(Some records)
▼▼▼

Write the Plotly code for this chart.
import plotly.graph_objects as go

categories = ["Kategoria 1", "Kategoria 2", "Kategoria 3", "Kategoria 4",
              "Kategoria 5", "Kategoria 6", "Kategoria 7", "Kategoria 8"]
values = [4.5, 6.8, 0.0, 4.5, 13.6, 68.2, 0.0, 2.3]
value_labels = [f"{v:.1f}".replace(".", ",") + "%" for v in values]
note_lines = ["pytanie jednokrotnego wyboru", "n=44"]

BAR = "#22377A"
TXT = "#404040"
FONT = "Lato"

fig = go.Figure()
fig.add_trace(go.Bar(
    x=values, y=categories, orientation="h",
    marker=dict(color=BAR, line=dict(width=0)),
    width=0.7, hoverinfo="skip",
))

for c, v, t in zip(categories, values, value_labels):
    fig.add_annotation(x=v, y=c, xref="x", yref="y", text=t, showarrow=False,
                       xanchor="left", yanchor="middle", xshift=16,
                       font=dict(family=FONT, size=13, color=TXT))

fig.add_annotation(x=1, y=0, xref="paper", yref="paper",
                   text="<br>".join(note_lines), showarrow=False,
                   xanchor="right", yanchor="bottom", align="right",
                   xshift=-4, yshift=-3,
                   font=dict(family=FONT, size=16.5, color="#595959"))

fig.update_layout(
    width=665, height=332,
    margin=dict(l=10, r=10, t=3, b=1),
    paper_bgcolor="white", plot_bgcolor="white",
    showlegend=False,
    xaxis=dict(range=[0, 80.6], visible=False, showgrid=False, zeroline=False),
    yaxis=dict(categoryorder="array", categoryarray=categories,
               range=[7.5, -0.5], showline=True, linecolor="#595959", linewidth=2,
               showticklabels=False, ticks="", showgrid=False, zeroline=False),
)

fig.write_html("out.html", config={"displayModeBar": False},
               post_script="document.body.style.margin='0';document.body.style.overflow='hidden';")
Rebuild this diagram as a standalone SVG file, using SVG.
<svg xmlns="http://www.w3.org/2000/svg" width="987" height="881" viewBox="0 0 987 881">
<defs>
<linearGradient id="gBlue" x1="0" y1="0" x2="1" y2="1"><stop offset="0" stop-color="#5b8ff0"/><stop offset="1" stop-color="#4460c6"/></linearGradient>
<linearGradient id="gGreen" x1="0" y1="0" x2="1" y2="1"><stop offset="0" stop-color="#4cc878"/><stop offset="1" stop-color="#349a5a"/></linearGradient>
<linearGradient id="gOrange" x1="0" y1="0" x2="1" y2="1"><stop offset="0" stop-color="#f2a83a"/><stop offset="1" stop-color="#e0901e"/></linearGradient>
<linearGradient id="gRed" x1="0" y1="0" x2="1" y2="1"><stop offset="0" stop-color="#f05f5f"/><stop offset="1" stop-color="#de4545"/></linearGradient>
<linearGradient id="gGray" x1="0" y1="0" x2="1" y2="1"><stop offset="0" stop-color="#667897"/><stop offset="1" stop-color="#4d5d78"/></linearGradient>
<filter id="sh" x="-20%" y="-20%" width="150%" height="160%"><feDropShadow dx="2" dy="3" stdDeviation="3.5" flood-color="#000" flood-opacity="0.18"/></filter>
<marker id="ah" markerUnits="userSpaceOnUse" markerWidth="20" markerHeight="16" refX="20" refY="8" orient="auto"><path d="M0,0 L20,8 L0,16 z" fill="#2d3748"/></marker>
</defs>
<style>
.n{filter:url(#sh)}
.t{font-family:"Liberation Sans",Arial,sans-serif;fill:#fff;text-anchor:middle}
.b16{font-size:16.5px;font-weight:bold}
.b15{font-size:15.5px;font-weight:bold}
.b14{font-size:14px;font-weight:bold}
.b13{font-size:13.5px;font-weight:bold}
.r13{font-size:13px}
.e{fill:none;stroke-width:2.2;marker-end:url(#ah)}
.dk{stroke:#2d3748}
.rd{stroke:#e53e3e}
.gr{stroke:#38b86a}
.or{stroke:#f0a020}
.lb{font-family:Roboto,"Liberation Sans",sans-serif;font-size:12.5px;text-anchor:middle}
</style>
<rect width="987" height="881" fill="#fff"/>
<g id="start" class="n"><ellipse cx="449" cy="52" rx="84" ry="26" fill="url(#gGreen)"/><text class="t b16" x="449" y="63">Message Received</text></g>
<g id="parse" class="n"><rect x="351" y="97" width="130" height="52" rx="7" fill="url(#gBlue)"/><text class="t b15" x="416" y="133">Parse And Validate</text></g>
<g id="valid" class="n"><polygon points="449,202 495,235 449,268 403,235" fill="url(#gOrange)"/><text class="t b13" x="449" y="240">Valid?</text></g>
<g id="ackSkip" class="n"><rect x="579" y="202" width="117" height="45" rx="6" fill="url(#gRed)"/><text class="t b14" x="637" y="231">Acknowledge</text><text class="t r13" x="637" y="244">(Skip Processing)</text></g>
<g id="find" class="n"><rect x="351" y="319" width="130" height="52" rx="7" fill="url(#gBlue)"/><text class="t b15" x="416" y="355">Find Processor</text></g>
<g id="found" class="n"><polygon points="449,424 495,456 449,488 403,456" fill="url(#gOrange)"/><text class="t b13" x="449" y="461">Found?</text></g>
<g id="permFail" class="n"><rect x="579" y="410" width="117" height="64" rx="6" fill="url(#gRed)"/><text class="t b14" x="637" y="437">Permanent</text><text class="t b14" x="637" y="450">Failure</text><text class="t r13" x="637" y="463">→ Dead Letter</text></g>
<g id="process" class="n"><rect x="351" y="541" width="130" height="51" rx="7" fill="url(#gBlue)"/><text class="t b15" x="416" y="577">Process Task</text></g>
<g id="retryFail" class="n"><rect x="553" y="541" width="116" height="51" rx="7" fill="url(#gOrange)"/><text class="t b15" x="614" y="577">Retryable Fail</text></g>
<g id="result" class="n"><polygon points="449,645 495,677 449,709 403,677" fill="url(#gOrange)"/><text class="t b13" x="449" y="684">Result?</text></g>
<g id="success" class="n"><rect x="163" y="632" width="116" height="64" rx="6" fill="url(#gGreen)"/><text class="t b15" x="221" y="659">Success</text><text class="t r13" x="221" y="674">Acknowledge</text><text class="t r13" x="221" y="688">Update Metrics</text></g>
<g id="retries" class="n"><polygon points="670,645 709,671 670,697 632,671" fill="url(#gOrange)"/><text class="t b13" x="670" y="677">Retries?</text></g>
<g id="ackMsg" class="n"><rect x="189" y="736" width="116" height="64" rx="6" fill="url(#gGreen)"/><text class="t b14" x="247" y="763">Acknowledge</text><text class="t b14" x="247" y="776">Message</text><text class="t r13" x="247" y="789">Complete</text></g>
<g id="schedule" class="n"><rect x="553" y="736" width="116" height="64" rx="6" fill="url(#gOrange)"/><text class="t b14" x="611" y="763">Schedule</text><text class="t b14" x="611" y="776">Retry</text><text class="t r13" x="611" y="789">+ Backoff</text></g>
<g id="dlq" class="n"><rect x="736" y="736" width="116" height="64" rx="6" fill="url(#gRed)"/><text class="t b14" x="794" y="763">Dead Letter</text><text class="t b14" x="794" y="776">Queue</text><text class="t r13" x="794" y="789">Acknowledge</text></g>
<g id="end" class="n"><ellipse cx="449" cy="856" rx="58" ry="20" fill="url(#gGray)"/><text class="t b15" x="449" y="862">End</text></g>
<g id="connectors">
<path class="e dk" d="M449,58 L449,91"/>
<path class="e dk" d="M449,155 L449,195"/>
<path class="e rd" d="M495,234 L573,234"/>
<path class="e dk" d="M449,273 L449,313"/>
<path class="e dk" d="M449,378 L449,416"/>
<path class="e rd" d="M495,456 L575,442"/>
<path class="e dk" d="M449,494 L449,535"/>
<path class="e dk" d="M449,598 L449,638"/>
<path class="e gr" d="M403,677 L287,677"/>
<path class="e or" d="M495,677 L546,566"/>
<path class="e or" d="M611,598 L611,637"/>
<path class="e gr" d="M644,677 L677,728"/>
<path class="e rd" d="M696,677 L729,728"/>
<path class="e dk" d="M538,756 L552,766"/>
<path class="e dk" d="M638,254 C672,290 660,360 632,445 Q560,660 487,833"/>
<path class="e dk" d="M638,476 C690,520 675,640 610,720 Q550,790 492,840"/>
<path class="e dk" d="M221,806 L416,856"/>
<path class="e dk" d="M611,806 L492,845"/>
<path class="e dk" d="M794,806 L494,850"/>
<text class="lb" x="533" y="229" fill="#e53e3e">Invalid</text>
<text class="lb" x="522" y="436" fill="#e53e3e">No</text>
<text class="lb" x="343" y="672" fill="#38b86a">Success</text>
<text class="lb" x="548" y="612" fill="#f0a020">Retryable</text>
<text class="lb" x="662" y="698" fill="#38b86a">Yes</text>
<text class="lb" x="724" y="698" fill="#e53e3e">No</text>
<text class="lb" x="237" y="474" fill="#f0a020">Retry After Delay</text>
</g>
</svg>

▲▲▲

TASK GOAL
Restate exactly the records above from their first line through the line that holds "import plotly.graph_objects as go", please, including both and leaving out all others.

RESULT OF THIS EXERCISE
Write the Plotly code for this chart.
import plotly.graph_objects as go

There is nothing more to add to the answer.